By JEN CARDINES
What good is a garden without a shed for the tools? That was the question swirling around Connor Lincavicks’ head since he first heard about the community garden at the Bread for Life facility on Vermont Avenue. Not one to sit idly by, the local Boy Scout sprang into action.
Lincavicks is wrapping up his freshman year at St. Paul Catholic High School in Bristol while also pursuing his Eagle Scout rank at Troop 45 in Southington. To achieve the Eagle rank, a Scout has to propose a project that benefits the community to a council for review.
The shed was the perfect solution.
“I wanted to benefit this church because I am a proud member here,” Lincavicks said. “Ever since I became a Cub Scout in first grade, everyone in this church has been supportive of me and everything I’ve been doing.”
Scouts have freedom to pick what project they want to complete, and where it will go. A lifelong member of St. Paul’s Episcopal Church—not affiliated with St. Paul Catholic HS—he wanted his scouting project to benefit the Southington facility.
Upon completion, Lincavicks’ hometown project will benefit many members of the community. He is having a shed built on St. Paul’s property next to the brand new “common good garden” to keep tools and garden supplies safe.
The garden is a collaboration between the church and Bread for Life (BFL), so that fresh produce can be harvested for meals cooked at BFL.
When BFL representatives and the volunteers from the church and surrounding community tackle their weekly garden assignments, all of the materials they need will be in one place. Lincavicks said he anticipates the shed to be an 8×8 foot structure made of wood.
In order to achieve his Eagle Scout status, Lincavicks must complete the shed project and undergo interviews with his scoutmaster and a council. Additionally, he is required to fulfill certain merit badges that contribute to the Eagle rank.
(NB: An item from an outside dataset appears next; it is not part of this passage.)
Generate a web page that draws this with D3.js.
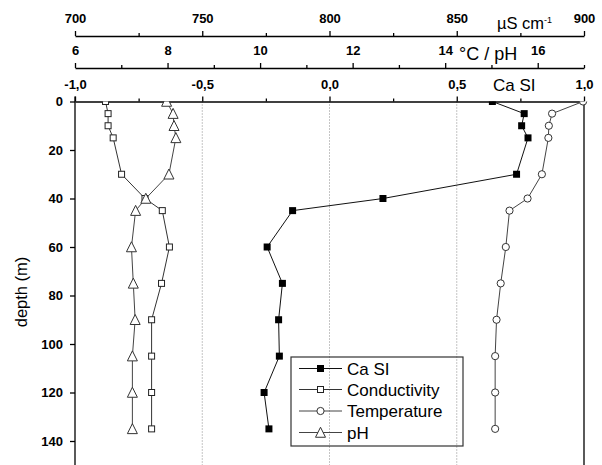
<!DOCTYPE html>
<html><head><meta charset="utf-8">
<script src="https://cdn.jsdelivr.net/npm/d3@7"></script>
<style>
body{margin:0;background:#fff;}
svg{display:block;}
text{font-family:"Liberation Sans",Arial,sans-serif;}
</style></head>
<body>
<script>
const depths = [0, 5, 10, 15, 30, 40, 45, 60, 75, 90, 105, 120, 135];
const caSI = [0.64, 0.765, 0.755, 0.78, 0.735, 0.21, -0.145, -0.245, -0.185, -0.2, -0.197, -0.257, -0.238];
const conductivity = [712, 713, 713, 715, 718.3, 727.5, 734.3, 737.1, 734, 730.1, 730.1, 730.1, 730.1];
const temperature = [16.98, 16.31, 16.24, 16.23, 16.09, 15.78, 15.39, 15.31, 15.2, 15.11, 15.08, 15.08, 15.08];
const pH = [7.98, 8.12, 8.14, 8.18, 8.03, 7.53, 7.31, 7.22, 7.26, 7.3, 7.24, 7.24, 7.24];

const condTicks = [700, 750, 800, 850, 900];
const condMinor = [725, 775, 825, 875];
const tempTicks = [6, 8, 10, 12, 14, 16];
const tempMinor = [7, 9, 11, 13, 15, 17];
const caTicks = [-1, -0.5, 0, 0.5, 1];
const caMinor = [-0.75, -0.25, 0.25, 0.75];
const caGrid = [-0.5, 0, 0.5];
const depthTicks = [0, 20, 40, 60, 80, 100, 120, 140];

(function () {
const W = 602, H = 465;
const pLeft = 75, pRight = 584, pTop = 101.5, pBottom = 465.25;

const svg = d3.select("body").append("svg").attr("width", W).attr("height", H);

const y = d3.scaleLinear().domain([0, 150]).range([pTop, pBottom]);
const xCa = d3.scaleLinear().domain([-1, 1]).range([pLeft, pRight]);
const xCond = d3.scaleLinear().domain([700, 900]).range([pLeft, pRight]);
const xT = d3.scaleLinear().domain([6, 17]).range([pLeft, pRight]);

svg.append("defs").append("clipPath").attr("id", "clip")
  .append("rect").attr("x", pLeft).attr("y", pTop).attr("width", pRight - pLeft + 6).attr("height", pBottom - pTop);

// grid lines
svg.append("g").selectAll("line").data(caGrid).join("line")
  .attr("x1", d => xCa(d)).attr("x2", d => xCa(d))
  .attr("y1", pTop).attr("y2", H)
  .attr("stroke", "#8a8a8a").attr("stroke-width", 1).attr("stroke-dasharray", "1,2");

function styleAxis(g) {
  g.select(".domain").attr("stroke", "#000").attr("stroke-width", 1.3);
  g.selectAll(".tick line").attr("stroke", "#000").attr("stroke-width", 1.3);
  g.selectAll(".tick text").attr("fill", "#000")
    .style("font-family", "'Liberation Sans',Arial,sans-serif")
    .style("font-weight", "bold").style("font-size", "13px");
}

function topAxis(scale, yPos, major, minor, fmt) {
  const g = svg.append("g").attr("transform", `translate(0,${yPos})`)
    .call(d3.axisTop(scale).tickValues(major).tickSize(5).tickSizeOuter(0).tickPadding(8).tickFormat(fmt));
  styleAxis(g);
  const gm = svg.append("g").attr("transform", `translate(0,${yPos})`)
    .call(d3.axisTop(scale).tickValues(minor).tickSize(3).tickSizeOuter(0).tickFormat(""));
  styleAxis(gm);
  gm.select(".domain").remove();
}

topAxis(xCond, 36, condTicks, condMinor, d3.format("d"));
topAxis(xT, 68, tempTicks, tempMinor, d3.format("d"));
topAxis(xCa, pTop, caTicks, caMinor, d => d3.format(".1f")(d).replace(".", ",").replace("−", "-"));

// left axis
const gy = svg.append("g").attr("transform", `translate(${pLeft},0)`)
  .call(d3.axisLeft(y).tickValues(depthTicks).tickSize(5).tickSizeOuter(0).tickPadding(7));
styleAxis(gy);
gy.select(".domain").attr("d", `M0,${pTop - 5}V${H}`);

// right border
svg.append("line").attr("x1", pRight).attr("x2", pRight).attr("y1", pTop).attr("y2", H)
  .attr("stroke", "#000").attr("stroke-width", 1.3);

// axis titles
const t1 = svg.append("text").attr("x", 497).attr("y", 29).style("font-size", "16.5px");
t1.append("tspan").text("µS cm");
t1.append("tspan").attr("dy", -6).style("font-size", "9px").text("-1");
svg.append("text").attr("x", 459).attr("y", 60).style("font-size", "18px").text("°C / pH");
svg.append("text").attr("x", 493).attr("y", 90.5).style("font-size", "17px").text("Ca SI");
svg.append("text").attr("transform", "translate(27,292) rotate(-90)").attr("text-anchor", "middle")
  .style("font-size", "16.5px").text("depth (m)");

// series
const plot = svg.append("g").attr("clip-path", "url(#clip)");

function triPath(cx, cy, s) {
  const h = s * 0.95;
  return `M${cx},${cy - h / 2 - 0.5}L${cx + s / 2},${cy + h / 2}L${cx - s / 2},${cy + h / 2}Z`;
}

function drawMarker(g, type, cx, cy) {
  if (type === "fsq") {
    g.append("rect").attr("x", cx - 3.5).attr("y", cy - 3.5).attr("width", 7).attr("height", 7).attr("fill", "#000");
  } else if (type === "osq") {
    g.append("rect").attr("x", cx - 3).attr("y", cy - 3).attr("width", 6).attr("height", 6)
      .attr("fill", "#fff").attr("stroke", "#222").attr("stroke-width", 1);
  } else if (type === "circ") {
    g.append("circle").attr("cx", cx).attr("cy", cy).attr("r", 3.6)
      .attr("fill", "#fff").attr("stroke", "#333").attr("stroke-width", 1);
  } else if (type === "tri") {
    g.append("path").attr("d", triPath(cx, cy, 10))
      .attr("fill", "#fff").attr("stroke", "#333").attr("stroke-width", 1);
  }
}

const series = [
  {vals: caSI, x: xCa, type: "fsq", color: "#111", name: "Ca SI"},
  {vals: conductivity, x: xCond, type: "osq", color: "#333", name: "Conductivity"},
  {vals: temperature, x: xT, type: "circ", color: "#444", name: "Temperature"},
  {vals: pH, x: xT, type: "tri", color: "#444", name: "pH"}
];

series.forEach(s => {
  const pts = depths.map((d, i) => [s.x(s.vals[i]), y(d)]);
  plot.append("path").attr("d", d3.line()(pts)).attr("fill", "none")
    .attr("stroke", s.color).attr("stroke-width", 1);
  pts.forEach(p => drawMarker(plot, s.type, p[0], p[1]));
});

// legend
const lg = svg.append("g");
lg.append("rect").attr("x", 291).attr("y", 357).attr("width", 172).attr("height", 89)
  .attr("fill", "none").attr("stroke", "#333").attr("stroke-width", 1.2);
const legY = [368.5, 389.5, 411, 432.5];
series.forEach((s, i) => {
  lg.append("line").attr("x1", 299).attr("x2", 342).attr("y1", legY[i]).attr("y2", legY[i])
    .attr("stroke", s.color).attr("stroke-width", 1);
  drawMarker(lg, s.type, 320.5, legY[i]);
  lg.append("text").attr("x", 347).attr("y", legY[i] + 6).style("font-size", "17px").text(s.name);
});
})();
</script>
</body></html>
Boy Scouts have until their 18th birthday to achieve this, and many hold off until around that time. Lincavicks, however, is only 15 and will be one of the youngest Eagle Scouts in his troop.
“A lot of people get it when they’re older, but I’ve been working really hard because I see how crazy high school is going to get,” he said. “I don’t want to be juggling Scouts and school at the same time.”
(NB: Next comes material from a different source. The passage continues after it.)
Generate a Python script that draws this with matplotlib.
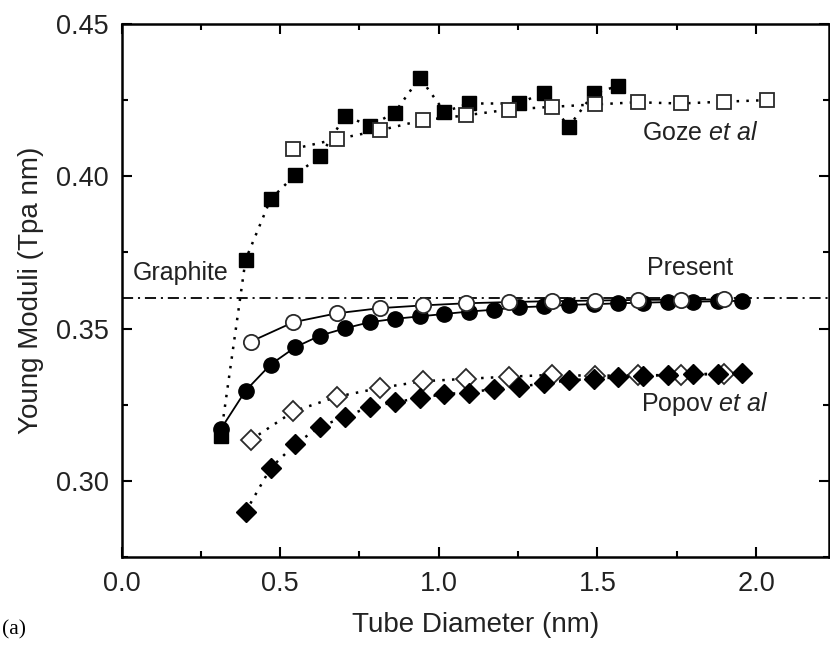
import matplotlib.pyplot as plt
from matplotlib.ticker import MultipleLocator

plt.rcParams["font.family"] = ["Liberation Sans", "DejaVu Sans"]
plt.rcParams["mathtext.fontset"] = "custom"
plt.rcParams["mathtext.rm"] = "Liberation Sans"
plt.rcParams["mathtext.it"] = "Liberation Sans:italic"
plt.rcParams["lines.scale_dashes"] = False

# tube diameters (nm): zigzag and armchair tubes
zigzag_d = [0.313, 0.391, 0.470, 0.548, 0.626, 0.705, 0.783, 0.861, 0.940, 1.018, 1.096,
            1.175, 1.253, 1.331, 1.409, 1.488, 1.566, 1.644, 1.723, 1.801, 1.879, 1.957]
armchair_d = [0.407, 0.542, 0.678, 0.814, 0.949, 1.085, 1.220, 1.356, 1.492, 1.627,
              1.763, 1.898, 2.034]

# Goze et al
goze_zz_d = [0.313, 0.391, 0.470, 0.548, 0.626, 0.705, 0.783, 0.861, 0.940, 1.018,
             1.096, 1.253, 1.331, 1.409, 1.488, 1.566]
goze_zz = [0.3148, 0.3726, 0.3925, 0.4005, 0.4066, 0.4199, 0.4165, 0.4209, 0.4324,
           0.4212, 0.4239, 0.4239, 0.4275, 0.4162, 0.4272, 0.4297]
goze_ac_d = armchair_d[1:]
goze_ac = [0.4090, 0.4122, 0.4151, 0.4184, 0.4200, 0.4219, 0.4228, 0.4236, 0.4243,
           0.4239, 0.4245, 0.4250]

# present work
present_zz_d = zigzag_d
present_zz = [0.3170, 0.3296, 0.3382, 0.3439, 0.3477, 0.3501, 0.3521, 0.3532, 0.3540,
              0.3548, 0.3556, 0.3562, 0.3570, 0.3573, 0.3578, 0.3580, 0.3583, 0.3585,
              0.3587, 0.3588, 0.3590, 0.3591]
present_ac_d = armchair_d[:12]
present_ac = [0.3457, 0.3521, 0.3550, 0.3567, 0.3576, 0.3583, 0.3587, 0.3590, 0.3592,
              0.3594, 0.3595, 0.3596]

# Popov et al
popov_zz_d = zigzag_d[1:]
popov_zz = [0.2898, 0.3042, 0.3121, 0.3178, 0.3211, 0.3243, 0.3258, 0.3272, 0.3285,
            0.3290, 0.3302, 0.3309, 0.3320, 0.3330, 0.3335, 0.3340, 0.3345, 0.3348,
            0.3350, 0.3352, 0.3355]
popov_ac_d = armchair_d[:12]
popov_ac = [0.3134, 0.3228, 0.3276, 0.3305, 0.3327, 0.3335, 0.3342, 0.3348, 0.3345,
            0.3347, 0.3347, 0.3352]

graphite = 0.36

fig = plt.figure(figsize=(8.3, 6.47), dpi=100)
ax = fig.add_axes([0.1464, 0.1391, 0.8524, 0.8238])

dotted = (0, (1.8, 5.2))
filled = dict(color="black", mfc="black", mec="black")
hollow = dict(color="black", mfc="white", mec="#2a2a2a", mew=1.3)

ax.axhline(graphite, color="black", lw=1.3, ls=(0, (8, 3.5, 1.5, 3.5)), zorder=1)

# Goze: hollow drawn over filled
ax.plot(goze_zz_d, goze_zz, ls=dotted, lw=1.8, marker="s", ms=10.5, zorder=3, **filled)
ax.plot(goze_ac_d, goze_ac, ls=dotted, lw=1.8, marker="s", ms=10.5, zorder=4, **hollow)

# present: solid lines
ax.plot(present_zz_d, present_zz, ls="-", lw=1.3, marker="o", ms=11, zorder=3, **filled)
ax.plot(present_ac_d, present_ac, ls="-", lw=1.3, marker="o", ms=11, zorder=4, **hollow)

# Popov: filled drawn over hollow
ax.plot(popov_ac_d, popov_ac, ls=dotted, lw=1.8, marker="D", ms=10, zorder=3, **hollow)
ax.plot(popov_zz_d, popov_zz, ls=dotted, lw=1.8, marker="D", ms=10, zorder=4, **filled)

ax.text(1.641, 0.4142, r"Goze $\it{et\ al}$", fontsize=18, va="center", ha="left",
        color="#222222")
ax.text(0.036, 0.3681, "Graphite", fontsize=18, va="center", ha="left", color="#222222")
ax.text(1.657, 0.3698, "Present", fontsize=18, va="center", ha="left", color="#222222")
ax.text(1.638, 0.3253, r"Popov $\it{et\ al}$", fontsize=18, va="center", ha="left",
        color="#222222")

ax.set_xlim(0, 2.23)
ax.set_ylim(0.275, 0.45)
ax.xaxis.set_major_locator(MultipleLocator(0.5))
ax.xaxis.set_minor_locator(MultipleLocator(0.25))
ax.yaxis.set_major_locator(MultipleLocator(0.05))
ax.yaxis.set_minor_locator(MultipleLocator(0.025))
ax.xaxis.set_major_formatter(plt.FormatStrFormatter("%.1f"))
ax.yaxis.set_major_formatter(plt.FormatStrFormatter("%.2f"))

ax.tick_params(which="both", direction="in", top=True, right=True, width=1.5,
               labelsize=19.5, labelcolor="#222222")
ax.tick_params(which="major", length=7)
ax.tick_params(which="minor", length=4)
ax.tick_params(axis="x", pad=10)
ax.tick_params(axis="y", pad=9)
for s in ax.spines.values():
    s.set_linewidth(1.8)

ax.set_xlabel("Tube Diameter (nm)", fontsize=20, labelpad=11, color="#222222")
ax.set_ylabel("Young Moduli (Tpa nm)", fontsize=20, labelpad=9, color="#222222")

fig.text(0.002, 0.026, "(a)", fontsize=15.5, family="Liberation Serif", va="center")

fig.savefig("out.png", dpi=100)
Since the inception of the Eagle Scout award in 1912, only 2 percent of eligible Boy Scouts have risen to Scouting’s highest rank. Nowadays, about 4 percent of eligible Boy Scouts reach Eagle each year, so the distinction is rare.
“Once you’re an Eagle Scout, you’re always an Eagle Scout for the rest of your life,” said Lincavicks.
The honor doesn’t arrive overnight. Lincavicks already devoted hundreds of hours and completed “a whole bunch of paperwork” to present to the council.
“The main goal is to show leadership, so a lot of this I can’t actually do myself,” Lincavicks said. “In a way, I’m the project manager, so when it actually comes time to building the shed, I have to find the right people to help me with it and talk to different businesses to see what can be donated.”
His biggest hurdle has been raising funds to complete the project, because building cannot begin until materials can be afforded. Lincavicks recently hosted a pasta dinner at St. Paul’s church and plans to hold an ice cream social in the near future.